Exercise details: Only the lines from the start of the data through the line with "sa_a = [0, 1, 0, 2, 2, 5, 16, 11]" belong in the copy. Restate them word for word, minus the pictures.

------------------------------------------------------------

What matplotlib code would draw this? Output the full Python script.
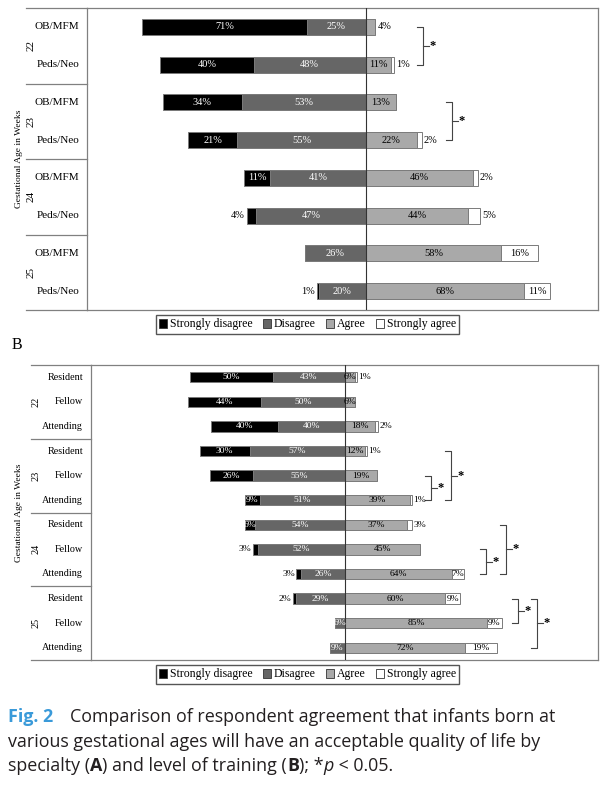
import matplotlib
matplotlib.use("Agg")
import matplotlib.pyplot as plt
from matplotlib.patches import Patch
from matplotlib.offsetbox import TextArea, HPacker, AnchoredOffsetbox

# Data: panel A (specialty)
weeks = ["22", "23", "24", "25"]
specialty = ["OB/MFM", "Peds/Neo"]
sd_a = [71, 40, 34, 21, 11, 4, 0, 1]
d_a = [25, 48, 53, 55, 41, 47, 26, 20]
ag_a = [4, 11, 13, 22, 46, 44, 58, 68]
sa_a = [0, 1, 0, 2, 2, 5, 16, 11]

# Data: panel B (level of training)
training = ["Resident", "Fellow", "Attending"]
sd_b = [50, 44, 40, 30, 26, 9, 6, 3, 3, 2, 0, 0]
d_b = [43, 50, 40, 57, 55, 51, 54, 52, 26, 29, 6, 9]
ag_b = [6, 6, 18, 12, 19, 39, 37, 45, 64, 60, 85, 72]
sa_b = [1, 0, 2, 1, 0, 1, 3, 0, 7, 9, 9, 19]

legend_labels = ["Strongly disagree", "Disagree", "Agree", "Strongly agree"]

# significant comparisons (first row, last row)
sig_a = [(0, 1), (2, 3)]
sig_b = [(4, 5), (3, 5), (7, 8), (6, 8), (9, 10), (9, 11)]

colors = ["#000000", "#666666", "#a9a9a9", "#ffffff"]
txt_colors = ["white", "white", "black", "black"]
serif = "Liberation Serif"
plt.rcParams["font.family"] = serif

W, H = 611, 786
fig = plt.figure(figsize=(W / 100, H / 100), dpi=100)


def px_axes(x0, x1, y0, y1):
    return fig.add_axes([x0 / W, 1 - y1 / H, (x1 - x0) / W, (y1 - y0) / H])


def draw_panel(ax, sd, d, ag, sa, groups, cats, xlim, sig, sig_x, fs, lfs, outer):
    n = len(sd)
    rows = list(range(n))
    ax.set_xlim(*xlim)
    ax.set_ylim(n - 0.5, -0.5)
    h = 0.42
    lefts = [-(a + b) for a, b in zip(sd, d)]
    segs = [sd, d, ag, sa]
    starts = [lefts,
              [l + a for l, a in zip(lefts, sd)],
              [0] * n,
              list(ag)]
    for k in range(4):
        ax.barh(rows, segs[k], left=starts[k], height=h, color=colors[k],
                edgecolor="#7a7a7a", linewidth=0.7, zorder=2)
    ax.axvline(0, color="#333333", lw=0.8, zorder=3)

    # value labels
    for i in rows:
        end = ag[i] + sa[i]
        for k in range(4):
            v = segs[k][i]
            if v == 0:
                continue
            if v > 5:
                ax.text(starts[k][i] + v / 2, i, f"{v}%", ha="center", va="center",
                        color=txt_colors[k], fontsize=fs, zorder=4)
            elif k == 0:
                ax.text(lefts[i] - 1, i, f"{v}%", ha="right", va="center",
                        fontsize=fs, zorder=4)
            elif k == 1:
                ax.text(starts[k][i] + v / 2, i, f"{v}%", ha="center", va="center",
                        color="white", fontsize=fs, zorder=4)
            else:
                ax.text(end + 1, i, f"{v}%", ha="left", va="center",
                        fontsize=fs, zorder=4)

    # frame
    for s in ["top", "bottom", "left", "right"]:
        ax.spines[s].set_color("#808080")
        ax.spines[s].set_linewidth(0.9)
    ax.set_xticks([])
    ax.set_yticks([])
    tr = ax.get_yaxis_transform()
    per = len(cats)
    for g in range(len(groups) + 1):
        yb = g * per - 0.5
        ax.plot([outer, 0], [yb, yb], transform=tr, color="#808080",
                lw=0.9, clip_on=False)
    for g, name in enumerate(groups):
        ax.text(outer + 0.009, g * per + (per - 1) / 2, name, transform=tr,
                rotation=90, ha="center", va="center", fontsize=lfs)
        for j, c in enumerate(cats):
            ax.text(-0.0157, g * per + j, c, transform=tr, ha="right",
                    va="center", fontsize=lfs)

    # significance brackets
    hook = (xlim[1] - xlim[0]) * 6 / ax.bbox.width * fig.dpi / 100
    for (r0, r1), x in zip(sig, sig_x):
        ax.plot([x - hook, x, x, x - hook], [r0, r0, r1, r1], color="#444444",
                lw=0.8, clip_on=False)
        ym = (r0 + r1) / 2
        ax.plot([x, x + hook], [ym, ym], color="#444444", lw=0.8, clip_on=False)
        ax.text(x + hook * 1.1, ym, "*", ha="left", va="center",
                fontsize=9, fontweight="bold")


ax_a = px_axes(87, 598, 8, 310)
draw_panel(ax_a, sd_a, d_a, ag_a, sa_a, weeks, specialty, (-119.5, 99.6),
           sig_a, [24.4, 37.0], 7.5, 8, -0.119)

ax_b = px_axes(91, 598, 365, 660)
draw_panel(ax_b, sd_b, d_b, ag_b, sa_b, weeks, training, (-152, 151.5),
           sig_b, [51.5, 63.5, 84.4, 96.4, 103.6, 115.0], 6.8, 7.3, -0.118)

# y-axis titles
fig.text(19 / W, 1 - 159 / H, "Gestational Age in Weeks", rotation=90,
         ha="center", va="center", fontsize=6.8)
fig.text(19 / W, 1 - 512.5 / H, "Gestational Age in Weeks", rotation=90,
         ha="center", va="center", fontsize=6.8)
fig.text(12 / W, 1 - 345 / H, "B", ha="left", va="center", fontsize=11.5)

# legends
handles = [Patch(facecolor=c, edgecolor="#333333", linewidth=0.6) for c in colors]
for yc in [324.5, 674.5]:
    fig.legend(handles, legend_labels, loc="center", ncol=4,
               bbox_to_anchor=(307.5 / W, 1 - yc / H), fontsize=8.5,
               handlelength=0.7, handleheight=0.7, handletextpad=0.2,
               columnspacing=0.9, fancybox=False, edgecolor="#555555",
               framealpha=1, borderpad=0.3)

# caption
cap = "Open Sans"
fsz = 12.9
norm = dict(family=cap, size=fsz, color="#231f20")
bold = dict(family=cap, size=fsz, color="#231f20", fontweight="bold")
ital = dict(family=cap, size=fsz, color="#231f20", fontstyle="italic")
blue = dict(family=cap, size=fsz, color="#3a9ad9", fontweight="bold")
lines = [
    [("Fig. 2", blue), ("Comparison of respondent agreement that infants born at", norm)],
    [("various gestational ages will have an acceptable quality of life by", norm)],
    [("specialty (", norm), ("A", bold), (") and level of training (", norm),
     ("B", bold), ("); *", norm), ("p", ital), (" < 0.05.", norm)],
]
for yc, parts, sep in zip([717, 742, 766], lines, [12, 0, 0]):
    box = HPacker(children=[TextArea(t, textprops=p) for t, p in parts],
                  pad=0, sep=sep, align="baseline")
    anch = AnchoredOffsetbox(loc="center left", child=box, pad=0, borderpad=0,
                             frameon=False, bbox_to_anchor=(8 / W, 1 - yc / H),
                             bbox_transform=fig.transFigure)
    fig.add_artist(anch)

fig.savefig("out.png", dpi=100)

------------------------------------------------------------

Task solution:
What matplotlib code would draw this? Output the full Python script.
import matplotlib
matplotlib.use("Agg")
import matplotlib.pyplot as plt
from matplotlib.patches import Patch
from matplotlib.offsetbox import TextArea, HPacker, AnchoredOffsetbox

# Data: panel A (specialty)
weeks = ["22", "23", "24", "25"]
specialty = ["OB/MFM", "Peds/Neo"]
sd_a = [71, 40, 34, 21, 11, 4, 0, 1]
d_a = [25, 48, 53, 55, 41, 47, 26, 20]
ag_a = [4, 11, 13, 22, 46, 44, 58, 68]
sa_a = [0, 1, 0, 2, 2, 5, 16, 11]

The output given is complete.